— START —

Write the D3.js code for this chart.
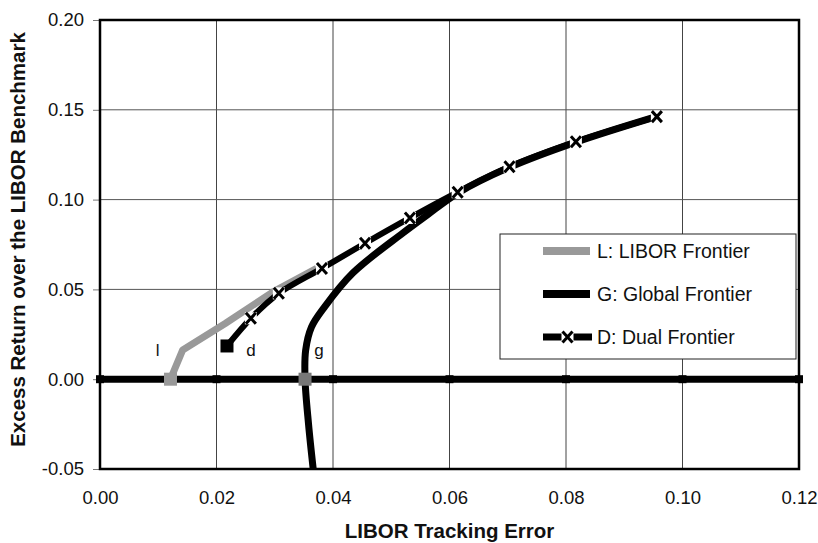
<!DOCTYPE html>
<html>
<head>
<meta charset="utf-8">
<script src="https://cdn.jsdelivr.net/npm/d3@7"></script>
<style>
  body { margin: 0; background: #fff; }
  text { font-family: "Liberation Sans", Arial, sans-serif; }
</style>
</head>
<body>
<div id="chart"></div>
<script>
// ---- data ----
var xTicks = [0, 0.02, 0.04, 0.06, 0.08, 0.10, 0.12];
var yTicks = [-0.05, 0, 0.05, 0.10, 0.15, 0.20];

// L: LIBOR frontier (gray)
var liborX = [0.0121, 0.0142, 0.0215, 0.0297, 0.0372];
var liborY = [0.0, 0.0163, 0.031, 0.0486, 0.0618];

// G: Global frontier
var globalX = [0.0366, 0.0358, 0.0352, 0.0353, 0.0363, 0.0385, 0.0434, 0.0520, 0.0562, 0.0614, 0.0703, 0.0817, 0.0955];
var globalY = [-0.05, -0.025, 0.0, 0.016, 0.029, 0.040, 0.0591, 0.0814, 0.0915, 0.1036, 0.1180, 0.1320, 0.1462];

// D: Dual frontier (first point is the square "d", the rest have X markers)
var dualX = [0.0218, 0.0259, 0.0307, 0.0381, 0.0455, 0.0532, 0.0614, 0.0703, 0.0817, 0.0956];
var dualY = [0.0185, 0.0339, 0.0478, 0.0617, 0.0757, 0.0898, 0.1041, 0.1183, 0.1322, 0.1462];

// zero benchmark line with markers
var zeroX = [0, 0.02, 0.04, 0.06, 0.08, 0.10, 0.12];

var pointLabels = [
  {t: "l", x: 0.0099, y: 0.0165},
  {t: "d", x: 0.0259, y: 0.0165},
  {t: "g", x: 0.0376, y: 0.0165}
];

var legendItems = ["L: LIBOR Frontier", "G: Global Frontier", "D: Dual Frontier"];

// ---- setup ----
var svgWidth = 818, svgHeight = 543;
var plot = {left: 100, right: 799, top: 20, bottom: 469};

var svg = d3.select("#chart").append("svg")
  .attr("width", svgWidth)
  .attr("height", svgHeight);

var x = d3.scaleLinear().domain([0, 0.12]).range([plot.left, plot.right]);
var y = d3.scaleLinear().domain([-0.05, 0.20]).range([plot.bottom, plot.top]);

var fmt = d => d.toFixed(2);

// gridlines
svg.append("g").selectAll("line.v")
  .data(xTicks).enter().append("line")
  .attr("x1", d => x(d)).attr("x2", d => x(d))
  .attr("y1", plot.top).attr("y2", plot.bottom)
  .attr("stroke", "#444").attr("stroke-width", 1);

svg.append("g").selectAll("line.h")
  .data(yTicks).enter().append("line")
  .attr("x1", plot.left).attr("x2", plot.right)
  .attr("y1", d => y(d)).attr("y2", d => y(d))
  .attr("stroke", "#555").attr("stroke-width", 1);

// left axis with short ticks
var leftAxis = d3.axisLeft(y).tickValues(yTicks).tickFormat(fmt).tickSize(7).tickPadding(9);
var gy = svg.append("g").attr("transform", `translate(${plot.left},0)`).call(leftAxis);
gy.select(".domain").remove();
gy.selectAll(".tick line").attr("stroke", "#777");
gy.selectAll("text").attr("font-size", 18.5).attr("fill", "#111")
  .attr("font-family", "Liberation Sans, Arial, sans-serif");

// bottom axis labels only
var bottomAxis = d3.axisBottom(x).tickValues(xTicks).tickFormat(fmt).tickSize(0).tickPadding(22);
var gx = svg.append("g").attr("transform", `translate(0,${plot.bottom})`).call(bottomAxis);
gx.select(".domain").remove();
gx.selectAll("text").attr("font-size", 18.5).attr("fill", "#111")
  .attr("font-family", "Liberation Sans, Arial, sans-serif");

// plot frame
svg.append("rect")
  .attr("x", plot.left).attr("y", plot.top)
  .attr("width", plot.right - plot.left).attr("height", plot.bottom - plot.top)
  .attr("fill", "none").attr("stroke", "#000").attr("stroke-width", 2.5);

// zero line
var line = d3.line().x(d => x(d[0])).y(d => y(d[1]));
svg.append("path")
  .attr("d", line(zeroX.map(v => [v, 0])))
  .attr("fill", "none").attr("stroke", "#000").attr("stroke-width", 7);
svg.selectAll("rect.zm").data(zeroX).enter().append("rect")
  .attr("x", d => x(d) - 4).attr("y", y(0) - 4)
  .attr("width", 8).attr("height", 8).attr("fill", "#000");

// L frontier
var liborPts = liborX.map((v, i) => [v, liborY[i]]);
svg.append("path")
  .attr("d", line(liborPts))
  .attr("fill", "none").attr("stroke", "#999").attr("stroke-width", 7)
  .attr("stroke-linejoin", "round");
svg.append("rect")
  .attr("x", x(liborX[0]) - 6.5).attr("y", y(liborY[0]) - 6.5)
  .attr("width", 13).attr("height", 13).attr("fill", "#999");

// G frontier
var smooth = d3.line().x(d => x(d[0])).y(d => y(d[1])).curve(d3.curveCatmullRom.alpha(0.5));
var globalPts = globalX.map((v, i) => [v, globalY[i]]);
svg.append("path")
  .attr("d", smooth(globalPts))
  .attr("fill", "none").attr("stroke", "#000").attr("stroke-width", 7);
svg.append("rect")
  .attr("x", x(0.0352) - 6.5).attr("y", y(0) - 6.5)
  .attr("width", 13).attr("height", 13).attr("fill", "#777");

// D frontier
var dualPts = dualX.map((v, i) => [v, dualY[i]]);
svg.append("path")
  .attr("d", smooth(dualPts))
  .attr("fill", "none").attr("stroke", "#000").attr("stroke-width", 6);
svg.append("rect")
  .attr("x", x(dualX[0]) - 6.5).attr("y", y(dualY[0]) - 6.5)
  .attr("width", 13).attr("height", 13).attr("fill", "#000");

function xMarker(g, cx, cy) {
  g.append("rect").attr("x", cx - 6).attr("y", cy - 6).attr("width", 12).attr("height", 12).attr("fill", "#fff");
  g.append("path")
    .attr("d", `M${cx - 5},${cy - 5.5}L${cx + 5},${cy + 5.5}M${cx - 5},${cy + 5.5}L${cx + 5},${cy - 5.5}`)
    .attr("stroke", "#000").attr("stroke-width", 3);
}
var markers = svg.append("g");
dualPts.slice(1).forEach(p => xMarker(markers, x(p[0]), y(p[1])));

// point labels l, d, g
svg.selectAll("text.pl").data(pointLabels).enter().append("text")
  .attr("x", d => x(d.x)).attr("y", d => y(d.y) + 6)
  .attr("text-anchor", "middle").attr("font-size", 17).attr("fill", "#111")
  .text(d => d.t);

// axis titles
svg.append("text")
  .attr("x", (plot.left + plot.right) / 2).attr("y", 538)
  .attr("text-anchor", "middle").attr("font-size", 20.5).attr("font-weight", "bold").attr("fill", "#111")
  .text("LIBOR Tracking Error");

svg.append("text")
  .attr("transform", `translate(25, ${(plot.top + plot.bottom) / 2 - 5}) rotate(-90)`)
  .attr("text-anchor", "middle").attr("font-size", 20.5).attr("font-weight", "bold").attr("fill", "#111")
  .text("Excess Return over the LIBOR Benchmark");

// legend
var legend = svg.append("g");
legend.append("rect")
  .attr("x", 500).attr("y", 234).attr("width", 296).attr("height", 125)
  .attr("fill", "#fff").attr("stroke", "#222").attr("stroke-width", 1);
var legY = [251, 294, 337];
legend.append("line").attr("x1", 543).attr("x2", 590).attr("y1", legY[0]).attr("y2", legY[0])
  .attr("stroke", "#999").attr("stroke-width", 8);
legend.append("line").attr("x1", 543).attr("x2", 590).attr("y1", legY[1]).attr("y2", legY[1])
  .attr("stroke", "#000").attr("stroke-width", 8);
legend.append("line").attr("x1", 543).attr("x2", 592).attr("y1", legY[2]).attr("y2", legY[2])
  .attr("stroke", "#000").attr("stroke-width", 7);
xMarker(legend, 567.5, legY[2]);
legend.selectAll("text").data(legendItems).enter().append("text")
  .attr("x", 597).attr("y", (d, i) => legY[i]).attr("dy", "0.36em")
  .attr("font-size", 19.5).attr("fill", "#111")
  .text(d => d);
</script>
</body>
</html>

— END —

Work to be completed -> Scan the data above; copy every line where "chart" appears.

Answer ->
Write the D3.js code for this chart.
<div id="chart"></div>
var svg = d3.select("#chart").append("svg")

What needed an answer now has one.